Camilo se acerca a la consulta preguntándose cómo ser papá ahora que su padre se quitó la vida. Lucía tiene un hijo al que le diagnosticaron autismo. Ella no entiende bien que significa esto, pero siente en la piel que no se puede comunicar con él. Tiago se mira al espejo y no se reconoce: se gasta la adolescencia buscándose en los demás. Su mamá trabaja toda la noche y duerme de día. No sabe cómo ayudarlo.
Estas personas no existen en la realidad, pero representan los rostros de muchas vidas que llegan a la consulta del servicio de psicología de la Fundación Franciscana, una organización que trabaja con familias en contextos vulnerables del Conurbano para que puedan desarrollar sus capacidades y transformar su realidad.
Todas estas personas se acercan buscando un espacio que permita estas preguntas y tolere la intensidad que conllevan. De esto somos testigos: hay algo que pulsa en todo corazón humano. Y no sólo por sobrevivir, sino por algo más: habitar un hogar, tener una familia, un trabajo digno, llorar, reír y jugar. Poder soñar un futuro, pensar un presente, inventar algún chiste, cuidar un vecino y amar locamente.
Muchas vidas en esta búsqueda están trabadas por no tener un lugar donde poder desplegarse. Algo del ambiente tiene que permitir este despliegue. Son los espacios sociales, económicos, jurídicos, políticos, entre otros –que nos parecen tan abstractos y lejanos– los que al mismo tiempo posibilitan que una persona encarne un destino y tome las riendas de su vida.

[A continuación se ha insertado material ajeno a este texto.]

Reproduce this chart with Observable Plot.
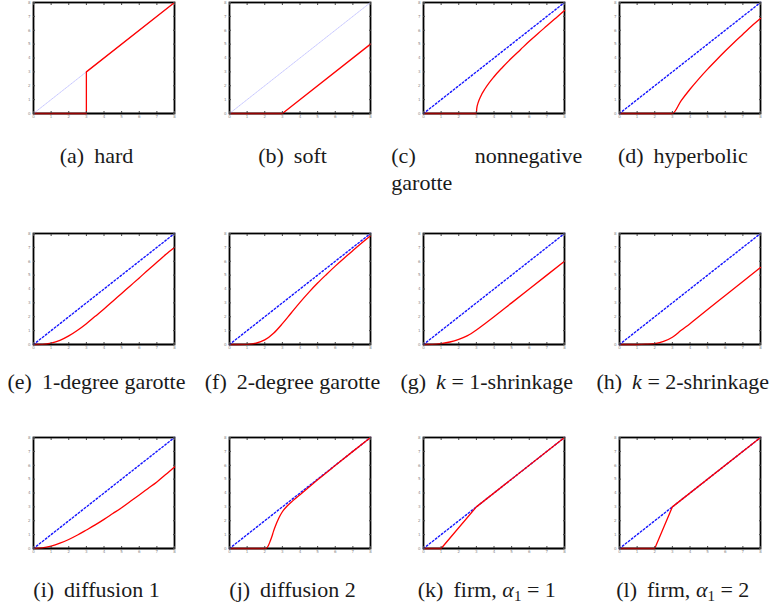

Por más invisible que parezca el andamiaje detrás de los escenarios montados por estos ambientes, su impacto es de lo más crudo y concreto en nuestra vida cotidiana. Las personas necesitamos un espacio para transformar nuestros conflictos en respuestas, un espacio que permita nuestro desarrollo emocional.
Hoy muchas de las personas que más lo necesitan no tienen acceso a un espacio público de salud mental. Los recursos en el Conurbano no alcanzan. Los servicios están desbordados y a los profesionales que trabajan en estos lugares no les dan las horas. Para muchos, si no hay acceso a un tratamiento es muy difícil que haya un progreso.
Pero no se trata sólo de denunciar, sino también de anunciar: esta situación también nos habla de mucha gente queriendo salir adelante, al encuentro de su ser más genuino, por más angustiado que se sienta. Hay un encuentro que sacia, y hay sed de ambientes en los que esto sea posible.
Todos estamos llamados a cuidar de las personas que quieren desplegarse, que no tienen acceso a ambientes que se lo faciliten, y que nos piden una mano. Todos podemos estar en este lugar de necesidad, y de seguro hemos estado ahí antes.
Desde esta clave en la Fundación Franciscana intentamos brindar algunos espacios, espacios que transforman nuestras pobrezas. Hacemos lo que podemos, pero desde nuestra experiencia es que queremos compartir esta intuición: más que quejarnos de la muerte, reguemos la vida. Todos los días tropezamos con el rostro del dolor y sabemos lo que es agarrar agua con las manos. Pero elegimos anunciar que transformar es posible.